=== Records shown ===
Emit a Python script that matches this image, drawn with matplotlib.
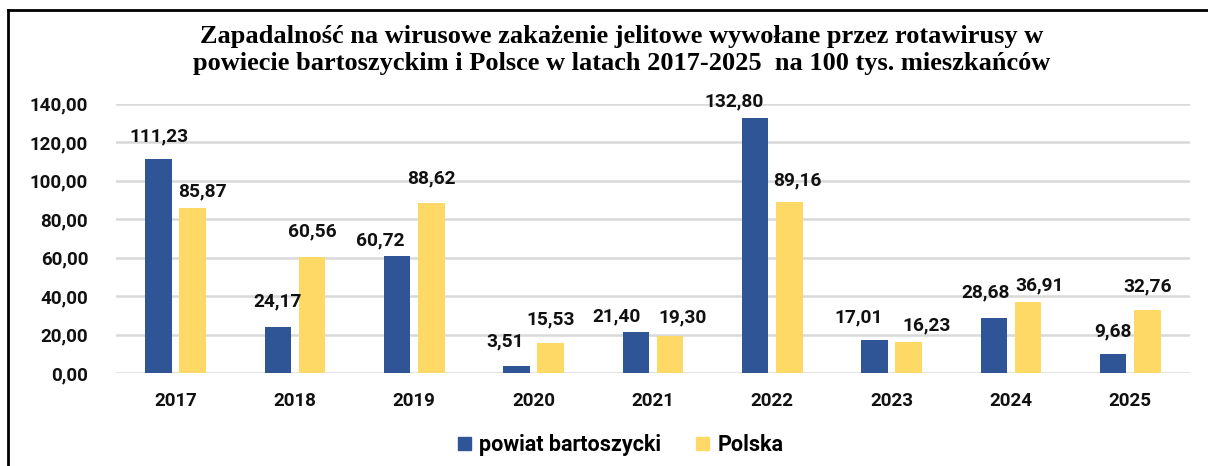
import matplotlib.pyplot as plt
import numpy as np
from matplotlib.patches import Patch
from matplotlib.lines import Line2D

years = ["2017", "2018", "2019", "2020", "2021", "2022", "2023", "2024", "2025"]
powiat = [111.23, 24.17, 60.72, 3.51, 21.40, 132.80, 17.01, 28.68, 9.68]
polska = [85.87, 60.56, 88.62, 15.53, 19.30, 89.16, 16.23, 36.91, 32.76]

BLUE = "#2F5597"
YELLOW = "#FFD966"
LABEL_FONT = "Roboto"

# label nudges (dx, gap above bar) in pixels, as placed in the original
powiat_nudge = [(0, 17), (0, 19), (-17, 10), (-11, 19), (-19, 9), (-21, 10), (-16, 17), (-8, 19), (0, 17)]
polska_nudge = [(10, 10), (0, 19), (0, 18), (0, 17), (13, 12), (8, 15), (18, 10), (12, 10), (0, 17)]

def pl(v):
	return ("%.2f" % v).replace(".", ",")

fig = plt.figure(figsize=(12.08, 4.66), dpi=100)
ax = fig.add_axes([0.096, 0.1996, 0.889, 0.5774])

x = np.arange(len(years))
w = 0.222
off = 0.143
b1 = ax.bar(x - off, powiat, w, color=BLUE, zorder=3)
b2 = ax.bar(x + off, polska, w, color=YELLOW, zorder=3)

for bars, vals, nudge in ((b1, powiat, powiat_nudge), (b2, polska, polska_nudge)):
	for r, v, (dx, dy) in zip(bars, vals, nudge):
		ax.annotate(pl(v), (r.get_x() + r.get_width() / 2, r.get_height()),
			xytext=(dx * 0.72, dy * 0.72 - 2), textcoords="offset points", ha="center", va="bottom",
			fontsize=13.8, fontweight="bold", family=LABEL_FONT, color="#111111")

ax.set_xlim(-0.5, len(years) - 0.5)
ax.set_ylim(0, 140)
ax.set_yticks(np.arange(0, 141, 20))
ax.set_yticklabels([pl(t) for t in np.arange(0, 141, 20)])
ax.set_xticks(x)
ax.set_xticklabels(years)
for lab in ax.get_xticklabels() + ax.get_yticklabels():
	lab.set_fontfamily(LABEL_FONT)
	lab.set_fontweight("bold")
	lab.set_fontsize(13.5)
	lab.set_color("#111111")
ax.tick_params(length=0)
ax.tick_params(axis="y", pad=20)
ax.tick_params(axis="x", pad=14)
ax.yaxis.grid(True, color="#d9d9d9", linewidth=1.8, zorder=0)
for s in ax.spines.values():
	s.set_visible(False)

fig.text(0.515, 0.893, "Zapadalność na wirusowe zakażenie jelitowe wywołane przez rotawirusy w\n"
	"powiecie bartoszyckim i Polsce w latach 2017-2025  na 100 tys. mieszkańców",
	ha="center", va="center", fontsize=19, fontweight="bold",
	family="Liberation Serif", linespacing=1.2)

handles = [Patch(color=BLUE, label="powiat bartoszycki"), Patch(color=YELLOW, label="Polska")]
fig.legend(handles=handles, loc="center", bbox_to_anchor=(0.5137, 0.045), ncol=2, frameon=False,
	prop={"family": LABEL_FONT, "weight": "bold", "size": 15.5},
	handlelength=0.6, handleheight=0.6, handletextpad=0.4, columnspacing=1.6)

# border of the chart box
fig.add_artist(Line2D([8 / 1208, 1.0], [1 - 10 / 466, 1 - 10 / 466], color="black", lw=2, transform=fig.transFigure))
fig.add_artist(Line2D([8 / 1208, 8 / 1208], [1 - 10 / 466, 0], color="black", lw=2, transform=fig.transFigure))

fig.savefig("out.png", dpi=100)
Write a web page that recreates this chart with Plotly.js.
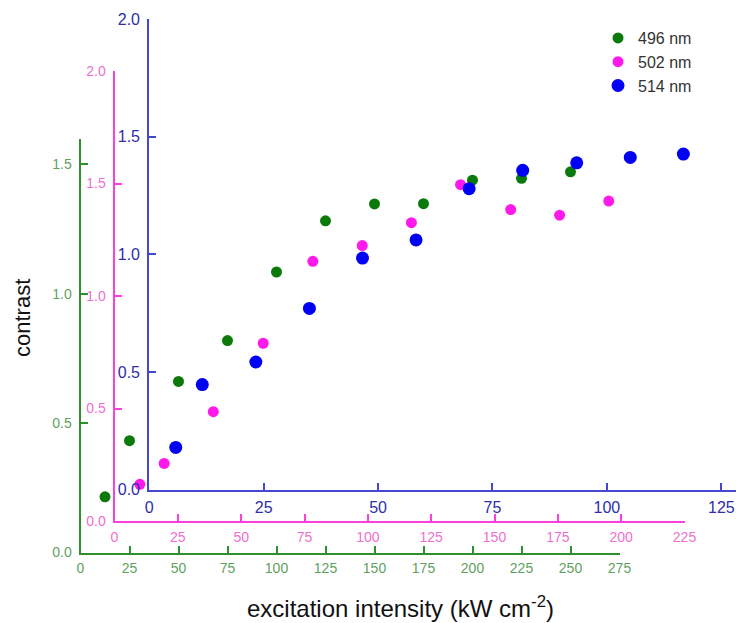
<!DOCTYPE html>
<html>
<head>
<meta charset="utf-8">
<script src="https://cdn.plot.ly/plotly-3.0.1.min.js"></script>
<style>html,body{margin:0;padding:0;background:#fff;}#chart{width:736px;height:623px;}</style>
</head>
<body>
<div id="chart"></div>
<script>
// 496 nm (green axes)
const x496 = [12.5, 25, 50, 75, 100, 125, 150, 175, 200, 225, 250];
const y496 = [0.215, 0.432, 0.661, 0.819, 1.084, 1.282, 1.347, 1.348, 1.439, 1.446, 1.471];
// 502 nm (pink axes)
const x502 = [10.0, 19.6, 39.0, 58.7, 78.3, 97.8, 117.2, 136.6, 156.4, 175.7, 195.1];
const y502 = [0.163, 0.256, 0.486, 0.790, 1.154, 1.224, 1.326, 1.495, 1.384, 1.359, 1.422];
// 514 nm (blue axes)
const x514 = [5.8, 11.6, 23.3, 35.0, 46.6, 58.3, 69.9, 81.6, 93.4, 105.1, 116.7];
const y514 = [0.179, 0.446, 0.542, 0.770, 0.984, 1.061, 1.279, 1.357, 1.389, 1.412, 1.426];

const seriesNames = ['496 nm', '502 nm', '514 nm'];
const xTitle = 'excitation intensity (kW cm<sup>-2</sup>)';
const yTitle = 'contrast';

const W = 736, H = 623;
const px = v => v / W;
const py = v => 1 - v / H;

const green = '#2f8f2f', greenTxt = '#5f9f5f';
const pink = '#ff3fdc', pinkTxt = '#ef6fd0';
const blue = '#4646d0', blueTxt = '#2e2eaa';

function axisStyle(lineColor, txtColor, size, extra) {
  return Object.assign({
    showline: true, linecolor: lineColor, linewidth: 2,
    ticks: 'inside', ticklen: 7, tickwidth: 2, tickcolor: lineColor,
    showgrid: false, zeroline: false, fixedrange: true,
    tickfont: {family: 'Liberation Sans, Arial, sans-serif', size: size, color: txtColor}
  }, extra);
}

const traces = [
  {x: x496, y: y496, xaxis: 'x', yaxis: 'y', name: seriesNames[0],
   mode: 'markers', type: 'scatter', marker: {color: '#0b7a0b', size: 11}},
  {x: x502, y: y502, xaxis: 'x2', yaxis: 'y2', name: seriesNames[1],
   mode: 'markers', type: 'scatter', marker: {color: '#ff1aeb', size: 11}},
  {x: x514, y: y514, xaxis: 'x3', yaxis: 'y3', name: seriesNames[2],
   mode: 'markers', type: 'scatter', marker: {color: '#0000f5', size: 13}}
];

const layout = {
  width: W, height: H,
  margin: {l: 0, r: 0, t: 0, b: 0},
  paper_bgcolor: '#fff', plot_bgcolor: 'rgba(0,0,0,0)',
  showlegend: true,
  legend: {x: px(598), y: py(21), xanchor: 'left', yanchor: 'top',
    bgcolor: 'rgba(0,0,0,0)', traceorder: 'normal',
    font: {family: 'Liberation Sans, Arial, sans-serif', size: 16, color: '#333'}},
  xaxis: axisStyle(green, greenTxt, 14, {domain: [px(80.5), px(619.5)], range: [0, 275], dtick: 25, tick0: 0, anchor: 'y', ticklabelstandoff: 2}),
  yaxis: axisStyle(green, greenTxt, 14, {domain: [py(552.5), py(139)], range: [0, 1.598], dtick: 0.5, tick0: 0, tickformat: '.1f', anchor: 'x', ticklabelstandoff: 4}),
  xaxis2: axisStyle(pink, pinkTxt, 14, {domain: [px(114.5), px(684.5)], range: [0, 225], dtick: 25, tick0: 0, anchor: 'y2', ticklabelstandoff: 2}),
  yaxis2: axisStyle(pink, pinkTxt, 14, {domain: [py(521), py(71)], range: [0, 2], dtick: 0.5, tick0: 0, tickformat: '.1f', anchor: 'x2', ticklabelstandoff: 4}),
  xaxis3: axisStyle(blue, blueTxt, 16, {domain: [px(149.2), 1], range: [0, 128.2], dtick: 25, tick0: 0, anchor: 'y3', ticklabelstandoff: 2}),
  yaxis3: axisStyle(blue, blueTxt, 16, {domain: [py(489.5), py(19.1)], range: [0, 2], dtick: 0.5, tick0: 0, tickformat: '.1f', anchor: 'x3', ticklabelstandoff: 4}),
  annotations: [
    {text: xTitle, xref: 'paper', yref: 'paper', x: px(400), y: py(607), xanchor: 'center', yanchor: 'middle',
     showarrow: false, font: {family: 'Liberation Sans, Arial, sans-serif', size: 24, color: '#111'}},
    {text: yTitle, xref: 'paper', yref: 'paper', x: px(22), y: py(318), xanchor: 'center', yanchor: 'middle',
     textangle: -90, showarrow: false, font: {family: 'Liberation Sans, Arial, sans-serif', size: 22, color: '#111'}}
  ]
};

Plotly.newPlot('chart', traces, layout, {displayModeBar: false, staticPlot: true});
</script>
</body>
</html>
===
◆ Short problem
Reproduce only the lines running from the beginning of the entries above to the line holding "16.23, 36.91, 32.76]", inclusive. Pictures stay out of the copy.

◆ Result of this exercise
Emit a Python script that matches this image, drawn with matplotlib.
import matplotlib.pyplot as plt
import numpy as np
from matplotlib.patches import Patch
from matplotlib.lines import Line2D

years = ["2017", "2018", "2019", "2020", "2021", "2022", "2023", "2024", "2025"]
powiat = [111.23, 24.17, 60.72, 3.51, 21.40, 132.80, 17.01, 28.68, 9.68]
polska = [85.87, 60.56, 88.62, 15.53, 19.30, 89.16, 16.23, 36.91, 32.76]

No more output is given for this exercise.